By the time you read this, I will be back in Cottonwood Heights. But right now I am writing on my smartphone in Conway, Ark., as a Red Cross Disaster Relief Volunteer supporting the effort to assist local folks who just came through more than two dozen devastating tornadoes that have racked seven states.

I am sitting in a rental car at the side of the road. On the seat next to me is a half-eaten hot dog and a bottle of water that I picked up from one of 55 roving Red Cross feeding trucks also manned by volunteers.
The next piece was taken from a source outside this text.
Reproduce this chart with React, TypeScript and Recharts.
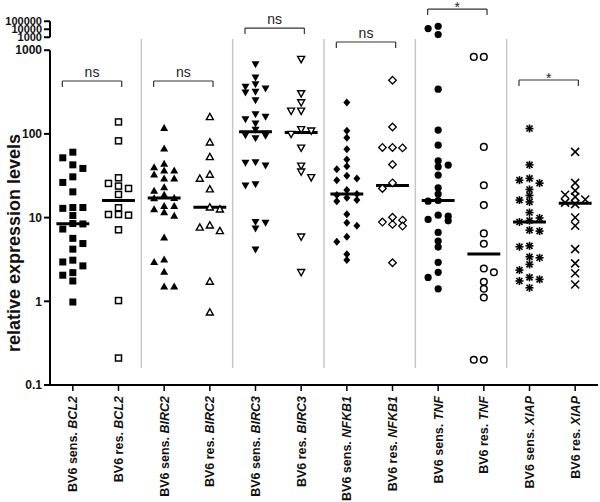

I won't tell you about the extensive destruction, which you can google, or see on YouTube. Instead, let me share what you don't usually find on local TV news, or CNN or the Internet. What I see around me are hundreds of Red Cross and other non-profit agency volunteers from all over America, from Utah, Oklahoma, Texas, Michigan, California, both Washingtons, all over the country.

Many volunteers are young, but most of us are retired, older, slower, but more experienced both in emotional and physical pain mitigation.

We know how to help people under stress to navigate FEMA, state, private insurance and other agencies who inundate people in need with complex forms to fill out. We volunteers provide immediate emergency food, temporary shelter, medical assistance and intellectual assistance until bureaucratic relief comes through.

And we give meaningful "It's going to be all right" hugs, which, believe it or not, are every bit as important as the financial and administrative assistance we help with.

I met a young dad yesterday who was visiting his in-laws with his wife and 4-year-old son when they heard that characteristic freight train roar outside. The tornado missed the in-laws and everyone was safe.

But, when they raced back home, he said, "Nothing was left of our home. It was as if nothing had been on our lot. We were completely cleaned out."

A Red Cross volunteer gave his son a Mickey Mouse toy, which then became the child's only possession, and another volunteer helped dad reorganize his and his family's lives.

I also interviewed a trailer-park survivor and his three pre-teen sons, who were lucky to have escaped relatively uninjured when the twister skirted his trailer and overturned several others around him.

"It was over in a minute," he said. "Trailers around us just exploded and people were yelling for help."

When the winds died down, he and his boys ran to the aid of an 85-year-old neighbor with a broken pelvis and now he has come here for our help. Twelve people died in this sector, and the thousands who survived are in various stages of need.

People ask me why I take time from retirement to go on Red Cross disaster deployments. It's hard to describe. You have to come with me and look into a child's eyes. And his dad's. Then you'll know why tens of thousands of us do this, and maybe you will want to join us on the 150 or so national disasters and thousands of smaller, local ones we respond to every year.

I spoke to a Red Cross volunteer from a nearby Arkansas town and asked her why she was here helping. "I'm not helping them. They're helping me," she said. "Everyone should be told how good it makes you feel to bring smiles to these faces."

Yes, indeed.

Stan Rosenzweig, Cottonwood Heights, is a Red Cross disaster relief volunteer who was also deployed to Louisiana after Hurricane Katrina.